▸ **PROBLEM TO WORK ON**
Everything from the first line down to the line containing "import * as" is to be retyped exactly, both ends included, with pictures left out.

▸ **EXERCISE INPUT**

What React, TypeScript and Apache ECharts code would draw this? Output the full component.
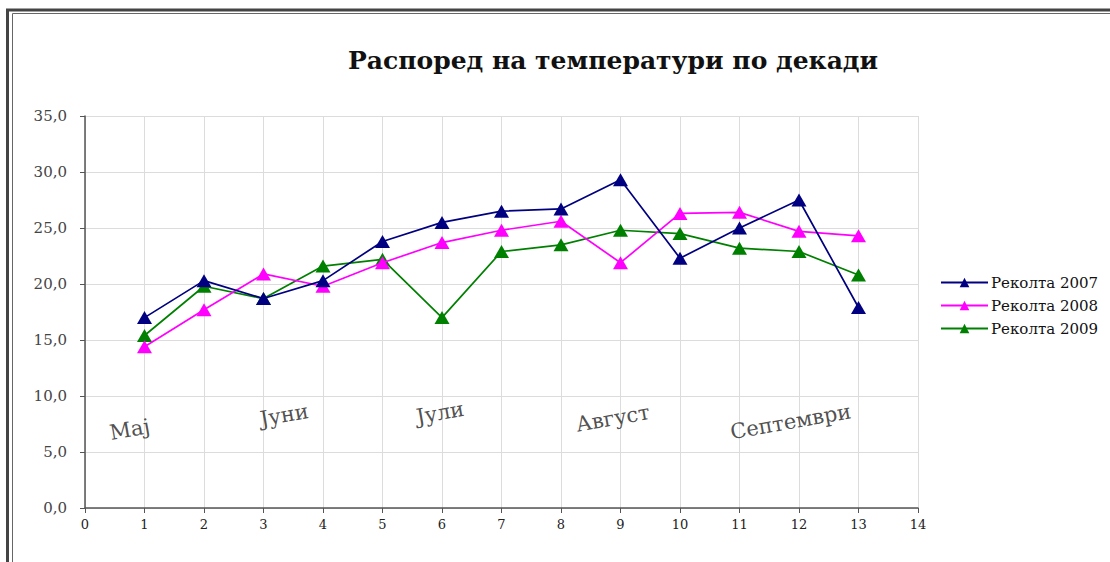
import React, { useEffect, useRef } from "react";
import * as echarts from "echarts";

// Decades of the season (May to September) and mean temperatures per harvest year
const decades = [1, 2, 3, 4, 5, 6, 7, 8, 9, 10, 11, 12, 13];
const harvest2007 = [17.0, 20.3, 18.7, 20.3, 23.8, 25.5, 26.5, 26.7, 29.3, 22.3, 25.0, 27.5, 17.9];
const harvest2008 = [14.4, 17.7, 20.9, 19.8, 21.9, 23.7, 24.8, 25.6, 21.9, 26.3, 26.4, 24.7, 24.3];
const harvest2009 = [15.4, 19.8, 18.7, 21.6, 22.2, 17.0, 22.9, 23.5, 24.8, 24.5, 23.2, 22.9, 20.8];

const seriesNames = ["Реколта 2007", "Реколта 2008", "Реколта 2009"];
const seriesColors = ["#000080", "#ff00ff", "#008000"];

// Month captions placed inside the plot, in axis units
const monthNames = ["Мај", "Јуни", "Јули", "Август", "Септември"];
const monthAnchors: [number, number][] = [
  [0.75, 7.0],
  [3.35, 8.3],
  [5.97, 8.5],
  [8.87, 8.0],
  [11.86, 7.7],
];

const SERIF = "'DejaVu Serif', 'Liberation Serif', serif";

export default function App() {
  const ref = useRef<HTMLDivElement>(null);

  useEffect(() => {
    if (!ref.current) return;
    const chart = echarts.init(ref.current, undefined, { renderer: "svg" });

    const valueSeries = [harvest2007, harvest2008, harvest2009].map((vals, i) => ({
      name: seriesNames[i],
      type: "line",
      data: decades.map((d, j) => [d, vals[j]]),
      symbol: "triangle",
      symbolSize: [15, 13],
      itemStyle: { color: seriesColors[i] },
      lineStyle: { color: seriesColors[i], width: 1.7 },
      z: 5 - i,
    }));

    chart.setOption({
      animation: false,
      backgroundColor: "#ffffff",
      title: {
        text: "Распоред на температури по декади",
        left: 608,
        top: 43,
        textAlign: "center",
        textStyle: {
          fontFamily: SERIF,
          fontWeight: "bold",
          fontSize: 25,
          color: "#111",
        },
      },
      legend: {
        orient: "vertical",
        left: 940,
        top: 275,
        padding: 0,
        itemWidth: 47,
        itemHeight: 12,
        itemGap: 8,
        data: seriesNames,
        textStyle: { fontFamily: SERIF, fontSize: 15, color: "#111", padding: [0, 0, 0, -2] },
      },
      grid: { left: 85, right: 192, top: 116, bottom: 54 },
      xAxis: {
        type: "value",
        min: 0,
        max: 14,
        interval: 1,
        axisLine: { show: true, onZero: false, lineStyle: { color: "#555", width: 1.5 } },
        axisTick: { show: true, length: 5, lineStyle: { color: "#555" } },
        axisLabel: { fontFamily: SERIF, fontSize: 13, color: "#222", margin: 10 },
        splitLine: { show: true, lineStyle: { color: "#dcdcdc", width: 1 } },
      },
      yAxis: {
        type: "value",
        min: 0,
        max: 35,
        interval: 5,
        axisLine: { show: true, onZero: false, lineStyle: { color: "#555", width: 1.5 } },
        axisTick: { show: true, length: 5, lineStyle: { color: "#555" } },
        axisLabel: {
          fontFamily: SERIF,
          fontSize: 15,
          color: "#444",
          margin: 18,
          formatter: (v: number) => v.toFixed(1).replace(".", ","),
        },
        splitLine: { show: true, lineStyle: { color: "#dcdcdc", width: 1 } },
      },
      series: [
        ...valueSeries,
        {
          name: "months",
          type: "scatter",
          symbolSize: 0,
          silent: true,
          data: monthAnchors.map((p, i) => ({ value: p, name: monthNames[i] })),
          label: {
            show: true,
            position: "inside",
            rotate: 10,
            formatter: (p: any) => p.name,
            fontFamily: SERIF,
            fontSize: 21,
            color: "#222",
          },
          z: 1,
        },
      ],
      graphic: [
        {
          type: "rect",
          shape: { x: 7.5, y: 10, width: 1300, height: 800 },
          style: { fill: "none", stroke: "#444", lineWidth: 3 },
          silent: true,
        },
        {
          type: "rect",
          shape: { x: 12.5, y: 13.5, width: 1300, height: 800 },
          style: { fill: "none", stroke: "#666", lineWidth: 1 },
          silent: true,
        },
      ],
    });

    return () => chart.dispose();
  }, []);

  return (
    <div
      ref={ref}
      style={{ position: "fixed", left: 0, top: 0, width: 1110, height: 562 }}
    />
  );
}
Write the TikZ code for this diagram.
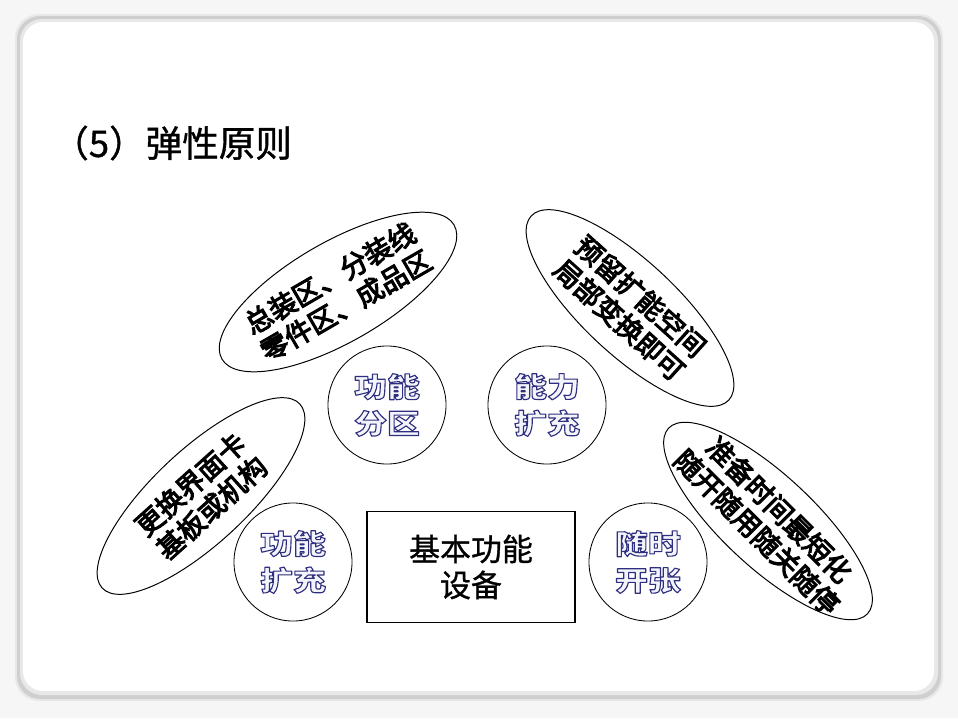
\documentclass[tikz,border=0pt]{standalone}
\usepackage{fontspec}
\usetikzlibrary{shapes.geometric}
\newfontfamily\heiti[FakeBold=1]{Noto Sans CJK SC}
\newfontfamily\heitibold[FakeBold=4]{Noto Sans CJK SC}
\newfontfamily\roundfont[FakeStretch=1.2]{Noto Sans CJK SC}
\definecolor{ringnavy}{HTML}{2E2F7E}
\definecolor{ringfill}{HTML}{F4F4FB}
% outlined glyphs: fill in text colour, stroke in navy
\newcommand\ringtxt[1]{\special{pdf:literal direct 2 Tr 0.8 w 1 j 0.18 0.184 0.494 RG}#1\special{pdf:literal direct 0 Tr}}

\begin{document}
\begin{tikzpicture}[x=0.025cm, y=-0.025cm,
    ell/.style={ellipse, draw, line width=0.7pt, minimum width=6.75cm,
      minimum height=2.35cm, inner sep=0pt},
    elltext/.style={align=center, inner sep=0pt,
      font=\heitibold\fontsize{19.5}{22.5}\selectfont},
    ring/.style={circle, draw, line width=0.6pt, minimum size=2.95cm,
      align=center, text=ringfill,
      font=\roundfont\bfseries\fontsize{19.5}{26}\selectfont}]
  \useasboundingbox (0,0) rectangle (958,718);
  % slide frame
  \fill[gray!7] (0,0) rectangle (958,718);
  \fill[gray!18, rounded corners=0.6cm] (15,14) rectangle (943,701);
  \fill[gray!38, rounded corners=0.58cm] (17,16) rectangle (941,699);
  \fill[gray!18, rounded corners=0.55cm] (20,19) rectangle (938,695);
  \fill[white, rounded corners=0.5cm] (23,22) rectangle (934,691);

  % title
  \node[anchor=west, inner sep=0pt, font=\heiti\fontsize{26}{30}\selectfont]
    (title) at (52,143) {（5）弹性原则};

  % inner circles
  \node[ring] (zoning) at (387,405) {\ringtxt{功能}\\\ringtxt{分区}};
  \node[ring] (capacity) at (547,405) {\ringtxt{能力}\\\ringtxt{扩充}};
  \node[ring] (funcext) at (293,562) {\ringtxt{功能}\\\ringtxt{扩充}};
  \node[ring] (onduty) at (648,562) {\ringtxt{随时}\\\ringtxt{开张}};

  % outer ellipses
  \node[ell, minimum height=2.5cm, minimum width=6.7cm, rotate=30] (ezone) at (338,292) {};
  \node[elltext, rotate=30] (tzone) at (ezone) {总装区、分装线\\零件区、成品区};

  \node[ell, rotate=-43] (ecap) at (630,308) {};
  \node[elltext, rotate=-42] (tcap) at (ecap) {预留扩能空间\\局部变换即可};

  \node[ell, rotate=43] (eext) at (201,496) {};
  \node[elltext, rotate=42] (text) at (eext) {更换界面卡\\基板或机构};

  \node[ell, minimum width=6.8cm, minimum height=2.3cm, rotate=-43] (eduty) at (768,521) {};
  \node[elltext, rotate=-45] (tduty) at (eduty) {准备时间最短化\\随开随用随关随停};

  % core box
  \node[draw, line width=1.2pt, minimum width=5.2cm, minimum height=2.78cm,
    align=center, font=\heiti\fontsize{22}{25.6}\selectfont]
    (basebox) at (471,567) {基本功能\\设备};
\end{tikzpicture}
\end{document}
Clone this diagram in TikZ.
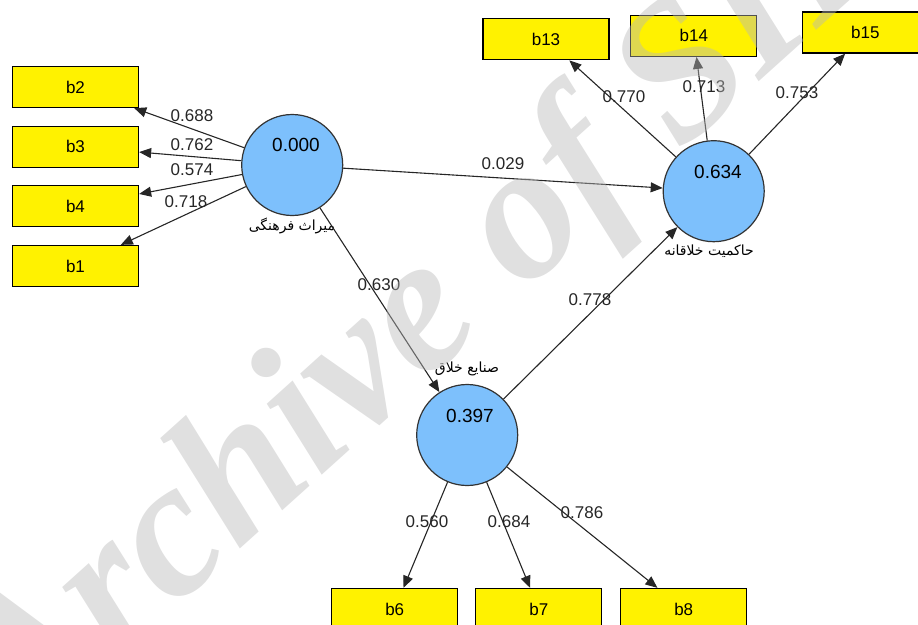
\documentclass[tikz,border=0pt]{standalone}
\usepackage{fontspec}
\setmainfont{Liberation Sans}
\newfontfamily\arabicfont[Script=Arabic]{DejaVu Sans}
\newfontfamily\wmfont{Liberation Serif}
\TeXXeTstate=1
\usetikzlibrary{arrows.meta}
\definecolor{lvblue}{RGB}{125,192,252}
\definecolor{wmgray}{RGB}{184,184,184}
\tikzset{
  ind/.style={draw=black, line width=1.3pt, fill=yellow, minimum width=126pt, minimum height=41pt, inner sep=0pt, font=\fontsize{17}{17}\selectfont},
  lv/.style={circle, draw=black!80, line width=1.2pt, fill=lvblue, minimum size=101pt, inner sep=0pt},
  val/.style={font=\fontsize{19}{19}\selectfont, inner sep=0pt},
  lbl/.style={font=\fontsize{17}{17}\selectfont, text=black!85, inner sep=0pt},
  arl/.style={font=\arabicfont\fontsize{14}{14}\selectfont, inner sep=0pt},
  conn/.style={draw=black!85, line width=1.1pt, -{Triangle[length=12pt,width=10pt]}},
}
\begin{document}
\begin{tikzpicture}[x=1pt,y=-1pt]
\useasboundingbox (0,0) rectangle (918,624);
% indicators
\node[ind] (b2) at (75.5,87) {b2};
\node[ind] (b3) at (75.5,146.7) {b3};
\node[ind] (b4) at (75.5,206) {b4};
\node[ind] (b1) at (75.5,266) {b1};
\node[ind] (b13) at (546,39.2) {b13};
\node[ind] (b14) at (693.8,35.8) {b14};
\node[ind] (b15) at (865.3,32.5) {b15};
\node[ind] (b6) at (394.7,609) {b6};
\node[ind] (b7) at (538.8,609) {b7};
\node[ind] (b8) at (683.7,609) {b8};
% latent variables
\node[lv] (c1) at (292.2,165) {};
\node[lv] (c2) at (713.7,191.2) {};
\node[lv] (c3) at (467.2,435) {};
\node[val] (v1) at (296,145) {0.000};
\node[val] (v2) at (718,172) {0.634};
\node[val] (v3) at (470,416) {0.397};
\node[arl] (n1) at (292,226) {\beginR میراث فرهنگی\endR};
\node[arl] (n2) at (709,251) {\beginR حاکمیت خلاقانه\endR};
\node[arl] (n3) at (467,369) {\beginR صنایع خلاق\endR};
% connectors
\draw[conn] (c1) -- (b2);
\draw[conn] (c1) -- (b3);
\draw[conn] (c1) -- (b4);
\draw[conn] (c1) -- (b1);
\draw[conn] (c2) -- (b13);
\draw[conn] (c2) -- (b14);
\draw[conn] (c2) -- (b15);
\draw[conn] (c3) -- (b6);
\draw[conn] (c3) -- (b7);
\draw[conn] (c3) -- (b8);
\draw[conn] (c1) -- (c2);
\draw[conn] (c1) -- (c3);
\draw[conn] (c3) -- (c2);
% path labels
\node[lbl] (l1) at (192,116) {0.688};
\node[lbl] (l2) at (192,145) {0.762};
\node[lbl] (l3) at (192,170) {0.574};
\node[lbl] (l4) at (186,202) {0.718};
\node[lbl] (l5) at (624,97) {0.770};
\node[lbl] (l6) at (704,87) {0.713};
\node[lbl] (l7) at (797,93) {0.753};
\node[lbl] (l8) at (503,164) {0.029};
\node[lbl] (l9) at (379,285) {0.630};
\node[lbl] (l10) at (590,300) {0.778};
\node[lbl] (l11) at (427,522) {0.560};
\node[lbl] (l12) at (509,522) {0.684};
\node[lbl] (l13) at (582,513) {0.786};
% watermark
\node[anchor=base, rotate=42, text=wmgray, opacity=0.44, inner sep=0pt,
      font=\wmfont\bfseries\itshape\fontsize{195}{195}\selectfont] (wm) at (471,341) {Archive of SID};
\end{tikzpicture}
\end{document}
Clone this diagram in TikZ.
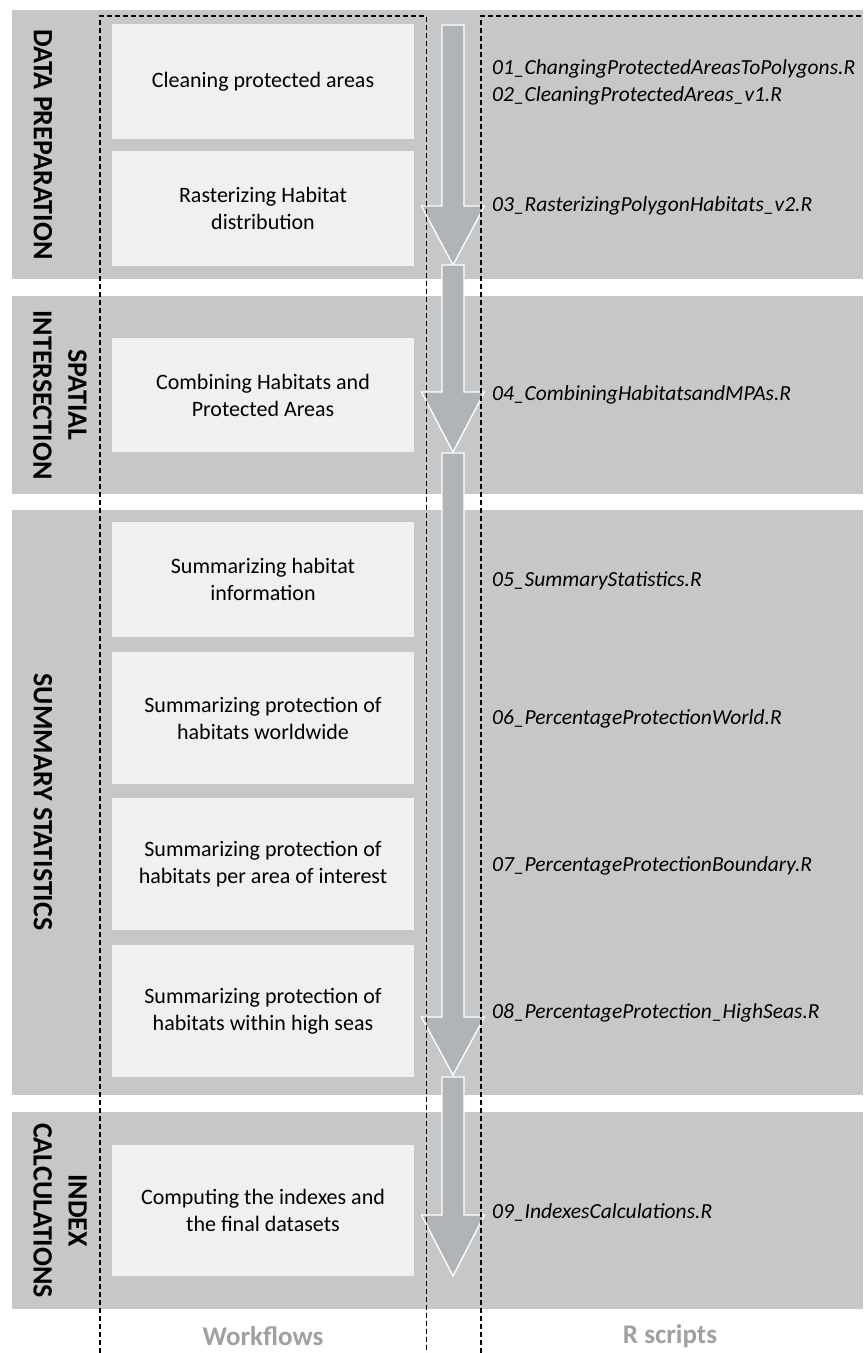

▸ **TASK RESULT**
What React, TypeScript and Apache ECharts code would draw this? Output the full component.
import React, { useEffect, useRef } from "react";
import * as echarts from "echarts";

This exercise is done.